The request: Identify the lines that contain the string "Give" and report only how many there are.

*** Data provided ***

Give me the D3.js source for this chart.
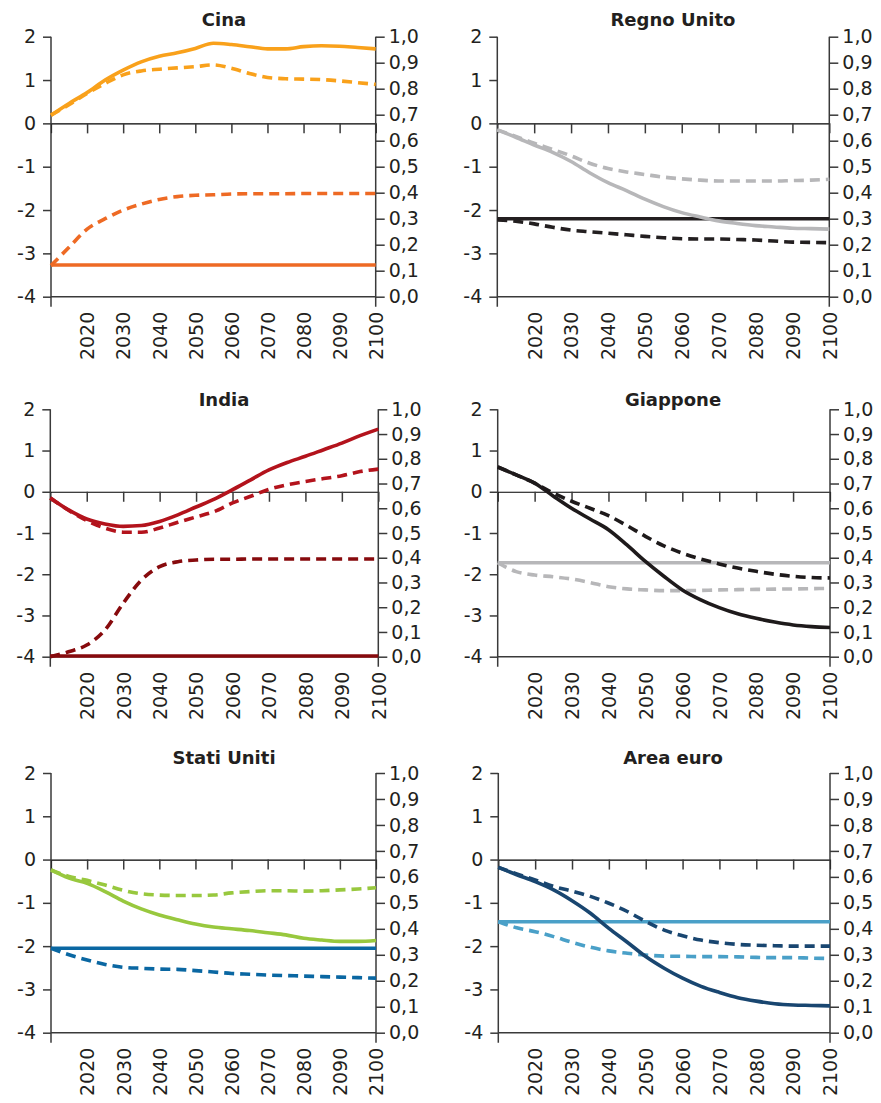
<!DOCTYPE html>
<html>
<head>
<meta charset="utf-8">
<script src="https://cdn.jsdelivr.net/npm/d3@7"></script>
<style>
  html, body { margin: 0; padding: 0; background: #fff; }
  svg { display: block; }
</style>
</head>
<body>
<svg id="chart" width="881" height="1103"></svg>
<script>
// ---------------- DATA ----------------
const years = [2010, 2015, 2020, 2025, 2030, 2035, 2040, 2045, 2050, 2055, 2060, 2065, 2070, 2075, 2080, 2085, 2090, 2095, 2100];
const xTickYears = [2020, 2030, 2040, 2050, 2060, 2070, 2080, 2090, 2100];
const leftTicks = [2, 1, 0, -1, -2, -3, -4];
const rightTicks = [1.0, 0.9, 0.8, 0.7, 0.6, 0.5, 0.4, 0.3, 0.2, 0.1, 0.0];
const countries = ["Cina", "Regno Unito", "India", "Giappone", "Stati Uniti", "Area euro"];

// upper series (left axis): solid and dashed; lower series (right axis): flat solid and dashed
const cinaSolidL  = [0.19, 0.46, 0.71, 1.00, 1.23, 1.42, 1.55, 1.63, 1.73, 1.85, 1.82, 1.77, 1.72, 1.72, 1.77, 1.79, 1.78, 1.75, 1.72];
const cinaDashL   = [0.19, 0.43, 0.69, 0.92, 1.12, 1.21, 1.25, 1.28, 1.31, 1.35, 1.27, 1.15, 1.06, 1.03, 1.02, 1.01, 0.98, 0.94, 0.90];
const cinaSolidR  = [0.122, 0.122, 0.122, 0.122, 0.122, 0.122, 0.122, 0.122, 0.122, 0.122, 0.122, 0.122, 0.122, 0.122, 0.122, 0.122, 0.122, 0.122, 0.122];
const cinaDashR   = [0.12, 0.19, 0.26, 0.30, 0.333, 0.356, 0.374, 0.385, 0.39, 0.392, 0.395, 0.396, 0.396, 0.396, 0.397, 0.397, 0.397, 0.397, 0.397];

const ukSolidL    = [-0.15, -0.32, -0.50, -0.67, -0.88, -1.14, -1.37, -1.55, -1.75, -1.92, -2.06, -2.16, -2.25, -2.31, -2.36, -2.39, -2.42, -2.43, -2.44];
const ukDashL     = [-0.15, -0.30, -0.46, -0.60, -0.75, -0.92, -1.04, -1.12, -1.18, -1.24, -1.28, -1.31, -1.33, -1.33, -1.33, -1.33, -1.32, -1.31, -1.29];
const ukSolidR    = [0.30, 0.30, 0.30, 0.30, 0.30, 0.30, 0.30, 0.30, 0.30, 0.30, 0.30, 0.30, 0.30, 0.30, 0.30, 0.30, 0.30, 0.30, 0.30];
const ukDashR     = [0.295, 0.29, 0.28, 0.267, 0.256, 0.25, 0.244, 0.238, 0.232, 0.227, 0.223, 0.222, 0.222, 0.22, 0.218, 0.214, 0.21, 0.209, 0.208];

const indiaSolidL = [-0.15, -0.44, -0.66, -0.78, -0.84, -0.82, -0.72, -0.56, -0.37, -0.18, 0.05, 0.29, 0.53, 0.71, 0.86, 1.02, 1.18, 1.36, 1.52];
const indiaDashL  = [-0.15, -0.45, -0.70, -0.88, -0.98, -0.98, -0.88, -0.74, -0.61, -0.48, -0.27, -0.11, 0.06, 0.17, 0.25, 0.32, 0.39, 0.49, 0.55];
const indiaSolidR = [0.003, 0.003, 0.003, 0.003, 0.003, 0.003, 0.003, 0.003, 0.003, 0.003, 0.003, 0.003, 0.003, 0.003, 0.003, 0.003, 0.003, 0.003, 0.003];
const indiaDashR  = [0.0, 0.02, 0.047, 0.108, 0.216, 0.31, 0.364, 0.384, 0.391, 0.394, 0.394, 0.395, 0.395, 0.395, 0.395, 0.395, 0.395, 0.395, 0.395];

const japanSolidL = [0.60, 0.41, 0.21, -0.10, -0.40, -0.66, -0.92, -1.29, -1.69, -2.05, -2.38, -2.62, -2.81, -2.96, -3.07, -3.16, -3.23, -3.27, -3.29];
const japanDashL  = [0.60, 0.41, 0.21, -0.03, -0.23, -0.40, -0.58, -0.82, -1.08, -1.31, -1.49, -1.63, -1.75, -1.85, -1.93, -2.00, -2.05, -2.08, -2.09];
const japanSolidR = [0.38, 0.38, 0.38, 0.38, 0.38, 0.38, 0.38, 0.38, 0.38, 0.38, 0.38, 0.38, 0.38, 0.38, 0.38, 0.38, 0.38, 0.38, 0.38];
const japanDashR  = [0.38, 0.344, 0.33, 0.323, 0.314, 0.30, 0.283, 0.274, 0.27, 0.267, 0.267, 0.268, 0.27, 0.271, 0.272, 0.273, 0.274, 0.275, 0.276];

const usSolidL    = [-0.24, -0.43, -0.55, -0.74, -0.96, -1.14, -1.28, -1.39, -1.49, -1.56, -1.60, -1.64, -1.69, -1.74, -1.82, -1.86, -1.89, -1.89, -1.87];
const usDashL     = [-0.24, -0.39, -0.48, -0.59, -0.71, -0.79, -0.82, -0.83, -0.83, -0.82, -0.77, -0.74, -0.72, -0.72, -0.73, -0.72, -0.70, -0.68, -0.65];
const usSolidR    = [0.325, 0.325, 0.325, 0.325, 0.325, 0.325, 0.325, 0.325, 0.325, 0.325, 0.325, 0.325, 0.325, 0.325, 0.325, 0.325, 0.325, 0.325, 0.325];
const usDashR     = [0.325, 0.30, 0.28, 0.263, 0.252, 0.248, 0.245, 0.244, 0.239, 0.234, 0.228, 0.225, 0.222, 0.22, 0.218, 0.216, 0.214, 0.212, 0.21];

const euroSolidL  = [-0.18, -0.35, -0.51, -0.70, -0.95, -1.24, -1.59, -1.91, -2.24, -2.51, -2.74, -2.93, -3.07, -3.19, -3.27, -3.33, -3.36, -3.37, -3.38];
const euroDashL   = [-0.18, -0.33, -0.47, -0.62, -0.73, -0.85, -1.01, -1.20, -1.43, -1.63, -1.76, -1.86, -1.92, -1.96, -1.98, -1.99, -2.00, -2.00, -2.00];
const euroSolidR  = [0.427, 0.427, 0.427, 0.427, 0.427, 0.427, 0.427, 0.427, 0.427, 0.427, 0.427, 0.427, 0.427, 0.427, 0.427, 0.427, 0.427, 0.427, 0.427];
const euroDashR   = [0.427, 0.404, 0.389, 0.37, 0.348, 0.329, 0.315, 0.306, 0.299, 0.295, 0.294, 0.293, 0.293, 0.292, 0.29, 0.289, 0.289, 0.287, 0.286];

// ---------------- STYLE / LAYOUT ----------------
const panels = [
  { name: countries[0], left: 51,    right: 375.7, top: 36.7,  bottom: 296.7, titleX: 224, titleY: 26,
    upper: "#F9A11B", lower: "#EE6A24", sL: cinaSolidL, dL: cinaDashL, sR: cinaSolidR, dR: cinaDashR },
  { name: countries[1], left: 497.3, right: 829.3, top: 36.7,  bottom: 296.7, titleX: 673, titleY: 26,
    upper: "#B7B7B9", lower: "#231F20", sL: ukSolidL, dL: ukDashL, sR: ukSolidR, dR: ukDashR },
  { name: countries[2], left: 50.3,  right: 378.3, top: 409.3, bottom: 656.7, titleX: 224, titleY: 406,
    upper: "#B3131C", lower: "#870A0D", sL: indiaSolidL, dL: indiaDashL, sR: indiaSolidR, dR: indiaDashR },
  { name: countries[3], left: 497.7, right: 830,   top: 409.3, bottom: 656.7, titleX: 673, titleY: 406,
    upper: "#1E1A1B", lower: "#B7B7B9", sL: japanSolidL, dL: japanDashL, sR: japanSolidR, dR: japanDashR },
  { name: countries[4], left: 51,    right: 376,   top: 773,   bottom: 1032.7, titleX: 224, titleY: 764,
    upper: "#98C83E", lower: "#0A67A2", sL: usSolidL, dL: usDashL, sR: usSolidR, dR: usDashR },
  { name: countries[5], left: 498.3, right: 830,   top: 773,   bottom: 1032.7, titleX: 673, titleY: 764,
    upper: "#194670", lower: "#4AA0C8", sL: euroSolidL, dL: euroDashL, sR: euroSolidR, dR: euroDashR }
];

const axisColor = "#3a3a3a";
const textColor = "#231F20";
const fontFamily = "'DejaVu Sans', sans-serif";
const fontSize = 19;
const lineW = 3.6;
const dash = "10,6";

const svg = d3.select("#chart");

panels.forEach(p => {
  const g = svg.append("g");
  const x = d3.scaleLinear().domain([2010, 2100]).range([p.left, p.right]);
  const yL = d3.scaleLinear().domain([-4, 2]).range([p.bottom, p.top]);
  const yR = d3.scaleLinear().domain([0, 1]).range([p.bottom, p.top]);

  // title
  g.append("text")
    .attr("x", p.titleX).attr("y", p.titleY)
    .attr("text-anchor", "middle")
    .attr("font-family", fontFamily).attr("font-weight", "bold").attr("font-size", 18)
    .attr("fill", textColor)
    .text(p.name);

  // bottom frame line at -4
  g.append("line")
    .attr("x1", p.left).attr("x2", p.right)
    .attr("y1", yL(-4)).attr("y2", yL(-4))
    .attr("stroke", axisColor).attr("stroke-width", 1.5);

  // zero line with ticks hanging down
  const xAxisZero = d3.axisBottom(x).tickValues(xTickYears.filter(d => d < 2100))
    .tickSize(10).tickFormat("");
  const gz = g.append("g").attr("transform", `translate(0,${yL(0)})`).call(xAxisZero);
  gz.select(".domain").attr("stroke", "#000").attr("stroke-width", 1.2);
  gz.selectAll(".tick line").attr("stroke", axisColor).attr("stroke-width", 1.5);

  // year labels at bottom
  const xAxisLab = d3.axisBottom(x).tickValues(xTickYears).tickSize(0).tickFormat(d3.format("d"));
  const gl = g.append("g").attr("transform", `translate(0,${p.bottom})`).call(xAxisLab);
  gl.select(".domain").remove();
  gl.selectAll("text")
    .attr("font-family", fontFamily).attr("font-size", fontSize).attr("fill", textColor)
    .attr("transform", "rotate(-90)")
    .attr("text-anchor", "end")
    .attr("x", -15).attr("y", 0).attr("dy", "0.36em");

  // left axis
  const leftAxis = d3.axisLeft(yL).tickValues(leftTicks).tickSize(8).tickPadding(7)
    .tickFormat(d => d < 0 ? "-" + Math.abs(d) : String(d));
  const ga = g.append("g").attr("transform", `translate(${p.left},0)`).call(leftAxis);
  ga.select(".domain").remove();
  ga.selectAll(".tick line").attr("stroke", axisColor).attr("stroke-width", 1.5);
  ga.selectAll("text").attr("font-family", fontFamily).attr("font-size", fontSize).attr("fill", textColor);
  g.append("line").attr("x1", p.left).attr("x2", p.left).attr("y1", p.top).attr("y2", p.bottom + 10)
    .attr("stroke", axisColor).attr("stroke-width", 1.5);

  // right axis
  const rightAxis = d3.axisRight(yR).tickValues(rightTicks).tickSize(9).tickPadding(4)
    .tickFormat(d => d.toFixed(1).replace(".", ","));
  const gr = g.append("g").attr("transform", `translate(${p.right},0)`).call(rightAxis);
  gr.select(".domain").remove();
  gr.selectAll(".tick line").attr("stroke", axisColor).attr("stroke-width", 1.5);
  gr.selectAll("text").attr("font-family", fontFamily).attr("font-size", fontSize).attr("fill", textColor);
  g.append("line").attr("x1", p.right).attr("x2", p.right).attr("y1", p.top).attr("y2", p.bottom + 10)
    .attr("stroke", axisColor).attr("stroke-width", 1.5);

  // lines
  const lineL = d3.line().x((d, i) => x(years[i])).y(d => yL(d)).curve(d3.curveMonotoneX);
  const lineR = d3.line().x((d, i) => x(years[i])).y(d => yR(d)).curve(d3.curveMonotoneX);

  const series = [
    { data: p.dR, fn: lineR, color: p.lower, dashed: true },
    { data: p.sR, fn: lineR, color: p.lower, dashed: false },
    { data: p.dL, fn: lineL, color: p.upper, dashed: true },
    { data: p.sL, fn: lineL, color: p.upper, dashed: false }
  ];
  series.forEach(s => {
    g.append("path")
      .attr("d", s.fn(s.data))
      .attr("fill", "none")
      .attr("stroke", s.color)
      .attr("stroke-width", lineW)
      .attr("stroke-dasharray", s.dashed ? dash : null)
      .attr("stroke-linejoin", "round");
  });
});
</script>
</body>
</html>
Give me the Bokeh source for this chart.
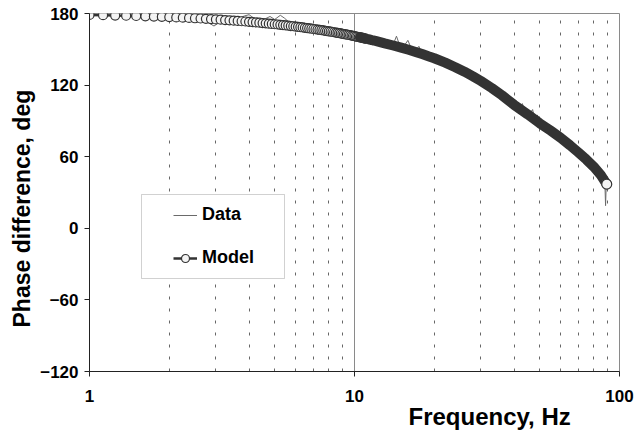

***

Full response: 2